If you look again at Fig. 28 you will see what I mean. Suppose the switch is closed and a steady stream of electrons is flowing through the coil from a to b. There will be no current in the other part of the coil. Now open the switch. There will be a motion of the needle of the current-measuring instrument, showing a momentary current. The direction of this motion, however, shows that the momentary stream of electrons goes through the coil from c to d.
Do you see what this means? The moment the battery is disconnected there is nothing driving the electrons in the part ab and they slow down. Immediately, and just for an instant, a stream of electrons starts off in the part cd in the same direction as if the battery was driving them along.

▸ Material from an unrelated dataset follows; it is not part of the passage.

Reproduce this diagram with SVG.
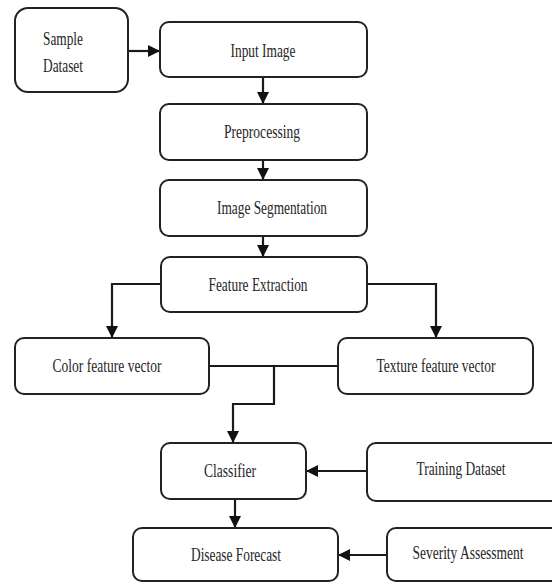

86Now look again at Fig. 29. If the battery is suddenly disconnected there is a momentary rush of electrons in the same direction as the battery was driving them. Just as the self-inductance of a coil opposes the starting of a stream of electrons, so it opposes the stopping of a stream which is already going.
So far we haven’t said much about making an audion produce alternating e. m. f.’s and thus making it useful for radio-telephony. Before radio was possible all these things that I have just told you, and some more too, had to be known. It took hundreds of good scientists years of patient study and experiment to find out those ideas about electricity which have made possible radio-telephony.
Two of these ideas are absolutely necessary for the student of radio-communication. First: A condenser is a gap in a circuit where there are waiting-rooms for the electrons. Second: Electrons form habits. It’s hard to get them going through a coil of wire, harder than through a straight wire, but after they are going they don’t like to stop. They like it much less if they are going through a coil instead of a straight wire.
In my next letter I’ll tell you what happens when we have a coil and a condenser together in a circuit.
The “henry” has nothing to do with a well-known automobile. It was named after Joseph Henry, a professor years ago at Princeton University.